Army Strykers cross a temporary bridge in Romania during exercise “Dragoon Crossing.”
To that end, the network must be “simple and intuitive,” Ostrowski said, easy for soldiers to operate without extensive training or constant tweaking. Soldiers must be able to keep it running without relying on legions of industry Field Service Representatives (FSR), as was often the case in Afghanistan and Iraq.
The network must also be easy to upgrade as technology changes, without having to start the whole laborious procurement process over again, and without being locked in to one company’s intellectual property that no one firm can touch. “I will tell you up front, that if you’re going to bring proprietary solutions to the table, don’t come,” Ostrowski said.

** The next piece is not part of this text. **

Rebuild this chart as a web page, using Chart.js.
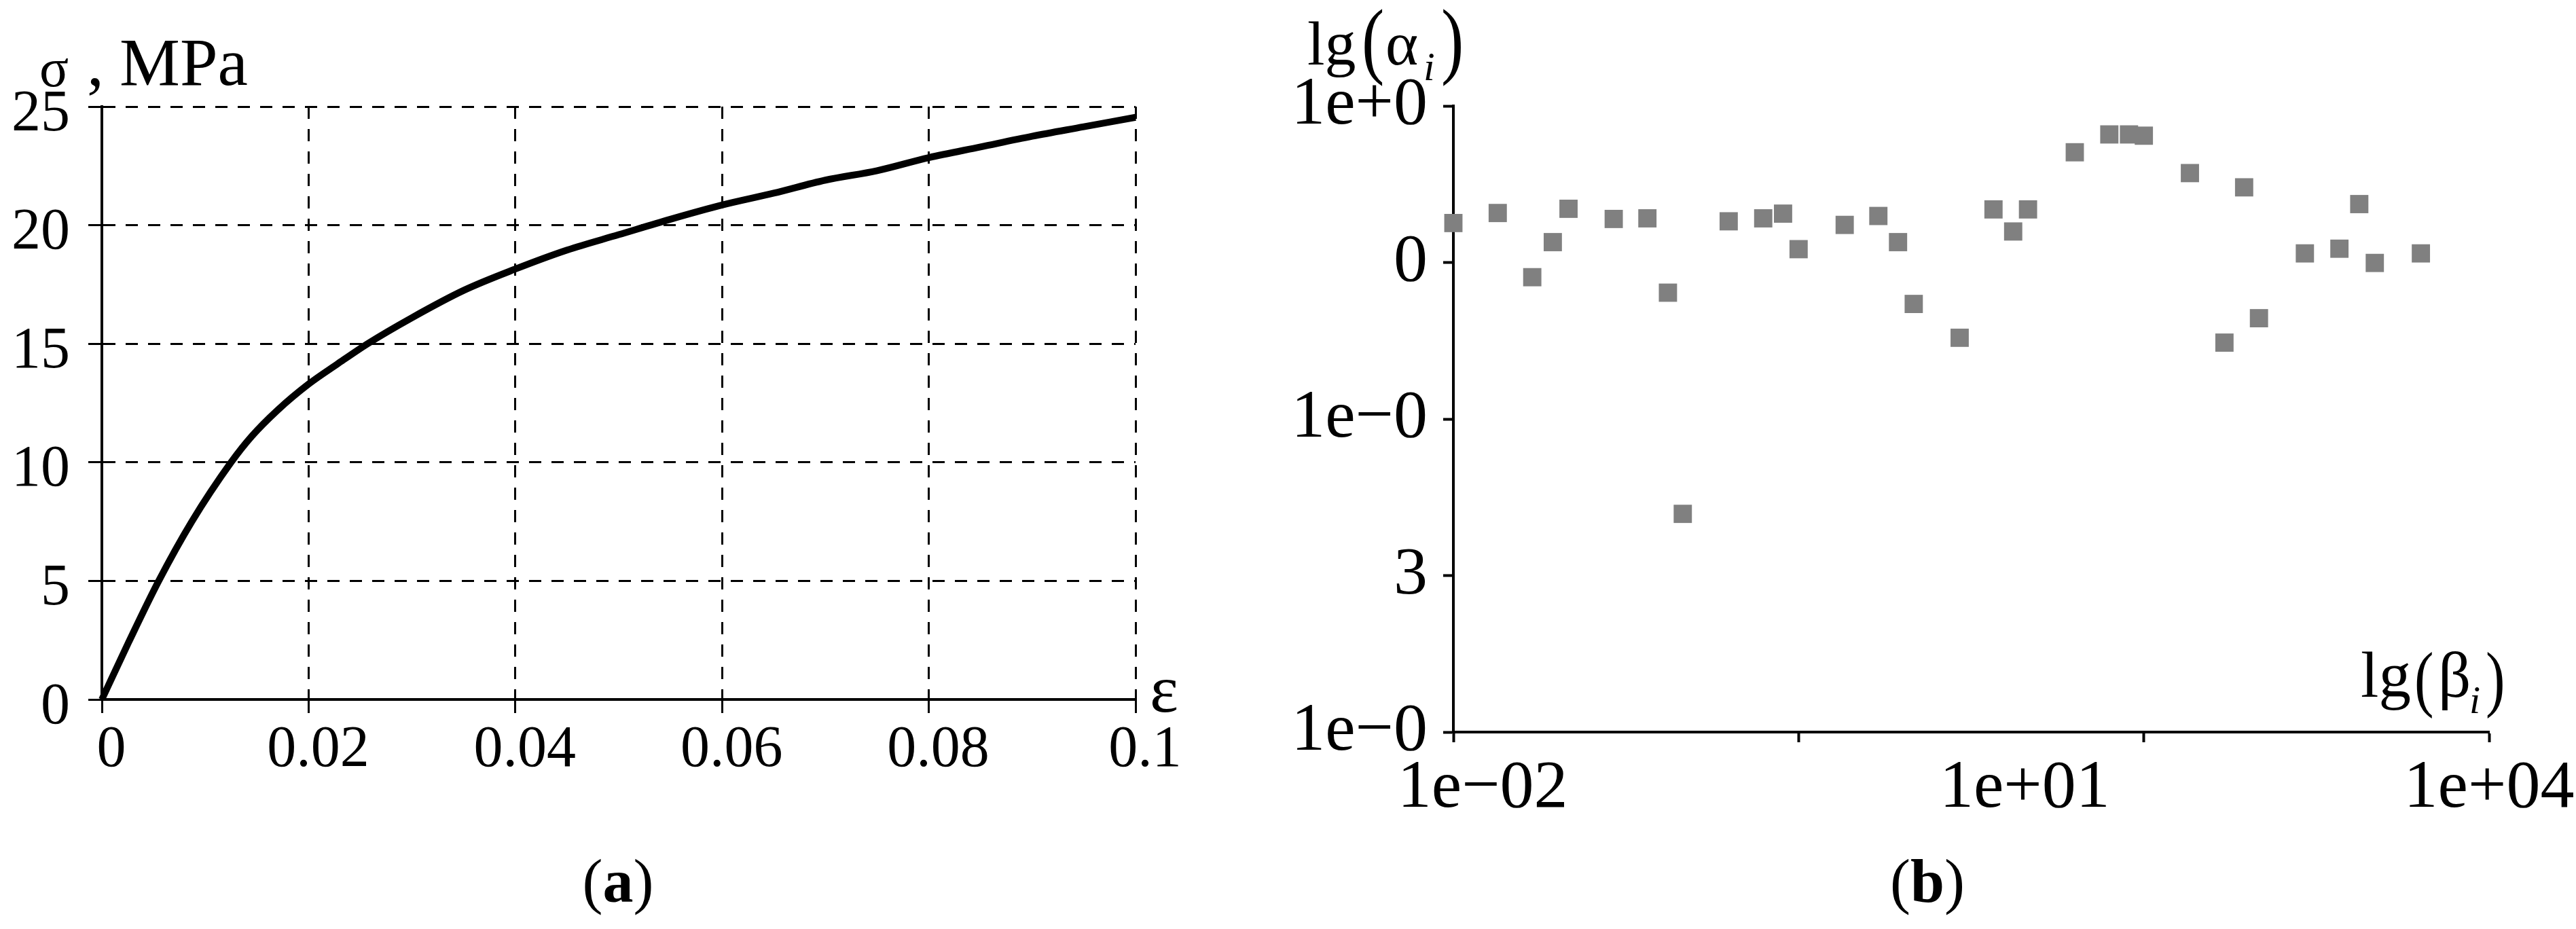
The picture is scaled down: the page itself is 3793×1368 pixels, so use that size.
<!DOCTYPE html>
<html>
<head>
<meta charset="utf-8">
<script src="https://cdn.jsdelivr.net/npm/chart.js@4.4.0/dist/chart.umd.min.js"></script>
<style>
  html, body { margin: 0; padding: 0; background: #fff; }
  body { width: 3793px; height: 1368px; position: relative; overflow: hidden; }
  canvas { position: absolute; top: 0; }
  #chart-a { left: 0; }
  #chart-b { left: 1800px; }
</style>
</head>
<body>
<canvas id="chart-a" width="1800" height="1368"></canvas>
<canvas id="chart-b" width="1993" height="1368"></canvas>
<script>
// ==== DATA: (a) stress-strain curve ====
const strain = [0, 0.0026, 0.0055, 0.0087, 0.0125, 0.0145, 0.017, 0.02, 0.0228, 0.0257,
  0.03, 0.035, 0.04, 0.045, 0.05, 0.055, 0.06, 0.065, 0.07, 0.075, 0.08, 0.085, 0.09, 0.095, 0.1];
const stress = [0, 2.42, 5, 7.5, 10, 11.1, 12.2, 13.3, 14.15, 15.0,
  16.1, 17.25, 18.15, 18.95, 19.6, 20.25, 20.85, 21.35, 21.9, 22.3, 22.85, 23.3, 23.75, 24.15, 24.55];
const strainTicks = [0, 0.02, 0.04, 0.06, 0.08, 0.1];
const strainTickText = ["0", "0.02", "0.04", "0.06", "0.08", "0.1"];
const stressTicks = [0, 5, 10, 15, 20, 25];
const stressTickText = ["0", "5", "10", "15", "20", "25"];

// ==== DATA: (b) lg(alpha) vs lg(beta) ====
const betaLg = [-2.0, -1.743, -1.543, -1.424, -1.333, -1.071, -0.876, -0.757, -0.671,
  -0.405, -0.205, -0.090, 0.0, 0.267, 0.462, 0.576, 0.667, 0.933, 1.129, 1.243, 1.329,
  1.6, 1.8, 1.914, 2.0, 2.267, 2.467, 2.581, 2.667, 2.933, 3.133, 3.248, 3.338, 3.605];
const alphaLg = [3.252, 3.316, 2.906, 3.130, 3.343, 3.278, 3.282, 2.807, 1.394,
  3.263, 3.282, 3.312, 3.085, 3.240, 3.297, 3.130, 2.735, 2.519, 3.339, 3.198, 3.339,
  3.704, 3.818, 3.818, 3.810, 3.571, 2.488, 3.480, 2.644, 3.058, 3.088, 3.373, 2.997, 3.058];
const betaMarkTicks = [-2, 0, 2, 4];             // tick marks on the x axis
const betaLabelTicks = [-1.83, 1.31, 4];         // where the x labels sit
const betaLabelText = ["1e\u221202", "1e+01", "1e+04"];
const alphaTicks = [0, 1, 2, 3, 4];
const alphaTickText = ["1e\u22120", "3", "1e\u22120", "0", "1e+0"];

const SERIF = '"Liberation Serif", "Times New Roman", serif';
const font = (size, style) => (style ? style + " " : "") + size + "px " + SERIF;

// ==== free text (axis titles, captions) ====
const freeText = {
  id: "freeText",
  afterDraw(chart, args, opts) {
    const ctx = chart.ctx;
    ctx.save();
    ctx.fillStyle = "#000";
    ctx.textBaseline = "alphabetic";
    (opts.items || []).forEach(it => {
      ctx.font = it.font;
      ctx.save();
      ctx.translate(it.x, it.y);
      ctx.scale(it.sx || 1, 1);
      ctx.fillText(it.t, 0, 0);
      ctx.restore();
    });
    (opts.captions || []).forEach(c => {
      let total = 0;
      const w = c.parts.map(p => { ctx.font = p.font; const m = ctx.measureText(p.t).width; total += m; return m; });
      let x = c.x - total / 2;
      c.parts.forEach((p, i) => { ctx.font = p.font; ctx.fillText(p.t, x, c.y); x += w[i]; });
    });
    ctx.restore();
  }
};

const caption = (letter, x) => ({
  x: x, y: 1328,
  parts: [
    { t: "(", font: font(90) },
    { t: letter, font: font(90, "bold") },
    { t: ")", font: font(90) }
  ]
});

// ==== Chart (a) ====
new Chart(document.getElementById("chart-a"), {
  type: "scatter",
  data: {
    datasets: [{
      data: strain.map((x, i) => ({ x: x, y: stress[i] })),
      showLine: true,
      borderColor: "#000",
      borderWidth: 10,
      pointRadius: 0,
      cubicInterpolationMode: "monotone",
      clip: false
    }]
  },
  options: {
    responsive: false,
    animation: false,
    devicePixelRatio: 1,
    events: [],
    layout: { autoPadding: false, padding: { left: 0, top: 157, right: 128, bottom: 0 } },
    plugins: {
      legend: { display: false },
      tooltip: { enabled: false },
      freeText: {
        items: [
          { t: "\u03c3", x: 58, y: 127, font: font(80) },
          { t: ",", x: 128, y: 125, font: font(100) },
          { t: "MPa", x: 176, y: 125, font: font(100) },
          { t: "\u03b5", x: 1693, y: 1048, font: font(100) }
        ],
        captions: [caption("a", 910)]
      }
    },
    scales: {
      x: {
        type: "linear", min: 0, max: 0.1,
        afterBuildTicks: s => { s.ticks = strainTicks.map(v => ({ value: v })); },
        afterFit: s => { s.height = 338; s.paddingLeft = 0; s.paddingRight = 0; },
        ticks: {
          autoSkip: false, maxRotation: 0, minRotation: 0,
          padding: 4, labelOffset: 14, color: "#000",
          font: { family: SERIF, size: 86 },
          callback: (v, i) => strainTickText[i]
        },
        grid: { color: "#000", lineWidth: 3, tickLength: 20, tickWidth: 3, tickColor: "#000" },
        border: { display: true, color: "#000", width: 4, dash: [18, 15] }
      },
      y: {
        type: "linear", min: 0, max: 25,
        afterBuildTicks: s => { s.ticks = stressTicks.map(v => ({ value: v })); },
        afterFit: s => { s.width = 150; s.paddingTop = 0; s.paddingBottom = 0; },
        ticks: {
          autoSkip: false, padding: 27, labelOffset: 12, color: "#000",
          font: { family: SERIF, size: 86 },
          callback: (v, i) => stressTickText[i]
        },
        grid: { color: "#000", lineWidth: 3, tickLength: 20, tickWidth: 3, tickColor: "#000" },
        border: { display: true, color: "#000", width: 4, dash: [18, 15] }
      }
    }
  },
  plugins: [freeText]
});

// ==== Chart (b) ====
const betaAllTicks = [...new Set([...betaMarkTicks, ...betaLabelTicks])].sort((a, b) => a - b);

new Chart(document.getElementById("chart-b"), {
  type: "scatter",
  data: {
    datasets: [{
      data: betaLg.map((x, i) => ({ x: x, y: alphaLg[i] })),
      pointStyle: "rect",
      pointRadius: 19,
      pointHoverRadius: 19,
      backgroundColor: "#808080",
      borderWidth: 0,
      clip: false
    }]
  },
  options: {
    responsive: false,
    animation: false,
    devicePixelRatio: 1,
    events: [],
    layout: { autoPadding: false, padding: { left: 0, top: 156, right: 128, bottom: 0 } },
    plugins: {
      legend: { display: false },
      tooltip: { enabled: false },
      freeText: {
        items: [
          { t: "lg", x: 125, y: 95, font: font(92) },
          { t: "(", x: 205, y: 100, font: font(125), sx: 0.8 },
          { t: "\u03b1", x: 240, y: 95, font: font(92) },
          { t: "i", x: 296, y: 118, font: font(60, "italic") },
          { t: ")", x: 322, y: 100, font: font(125), sx: 0.8 },
          { t: "lg", x: 1676, y: 1026, font: font(95) },
          { t: "(", x: 1755, y: 1035, font: font(107), sx: 0.8 },
          { t: "\u03b2", x: 1790, y: 1026, font: font(95) },
          { t: "i", x: 1836, y: 1050, font: font(58, "italic") },
          { t: ")", x: 1860, y: 1035, font: font(107), sx: 0.8 }
        ],
        captions: [caption("b", 1038)]
      }
    },
    scales: {
      x: {
        type: "linear", min: -2, max: 4,
        afterBuildTicks: s => { s.ticks = betaAllTicks.map(v => ({ value: v })); },
        afterFit: s => { s.height = 290; s.paddingLeft = 0; s.paddingRight = 0; },
        ticks: {
          autoSkip: false, maxRotation: 0, minRotation: 0,
          padding: 9, color: "#000",
          font: { family: SERIF, size: 100 },
          callback: v => {
            const k = betaLabelTicks.indexOf(v);
            return k < 0 ? "" : betaLabelText[k];
          }
        },
        grid: {
          drawOnChartArea: false, tickLength: 15, tickWidth: 4,
          tickColor: c => (c.tick && betaMarkTicks.includes(c.tick.value)) ? "#000" : "rgba(0,0,0,0)"
        },
        border: { display: true, color: "#000", width: 4 }
      },
      y: {
        type: "linear", min: 0, max: 4,
        afterBuildTicks: s => { s.ticks = alphaTicks.map(v => ({ value: v })); },
        afterFit: s => { s.width = 340; s.paddingTop = 0; s.paddingBottom = 0; },
        ticks: {
          autoSkip: false, padding: 23, color: "#000",
          font: { family: SERIF, size: 100 },
          callback: (v, i) => alphaTickText[i]
        },
        grid: { drawOnChartArea: false, tickLength: 15, tickWidth: 4, tickColor: "#000" },
        border: { display: true, color: "#000", width: 4 }
      }
    }
  },
  plugins: [freeText]
});
</script>
</body>
</html>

Instead, the network must be built on open standards, allowing any company to offer upgrades just as any company that meets Apple’s standards can sell apps for the iPhone.
Just as the network has to be open to different companies’ products, Ostrowski continued, “it has to be accessible to our allied partners,” allowing friendly nations’ networks to connect with ours.
Finally, the network must be secure against cyberattack, resilient to the damage of those attacks that do get through, and able to transmit its wireless signals in a way the enemy cannot easily detect. (The technical terms are Low Probability of Detection (LPD) and Low Probability of Intercept (LPI)).
This is a daunting list of desiderata, but engineers from both the Army and “numerous companies” are already “whiteboarding” how they would achieve them, Ostrowski said. “My name and number (are) up there,” he said, pointing to his slides. “I need you to let me know if you want to play.”
Who’s facilitating all this interaction? The Institute for Defense Analyses (IDA), a federally funded research & development cooperation that Congress had already chartered to study the Army network, said Maj. Gen. Peter Gallagher, who works for CIO Wang as director of architecture, operations, networks, and space. Gallagher told me he doubted if he’d ever seen a review this intensive, adding the full-court outreach to industry was “something Gen. Milley personally directed.”
“We rely on industry for everything we do,” Gallagher said simply.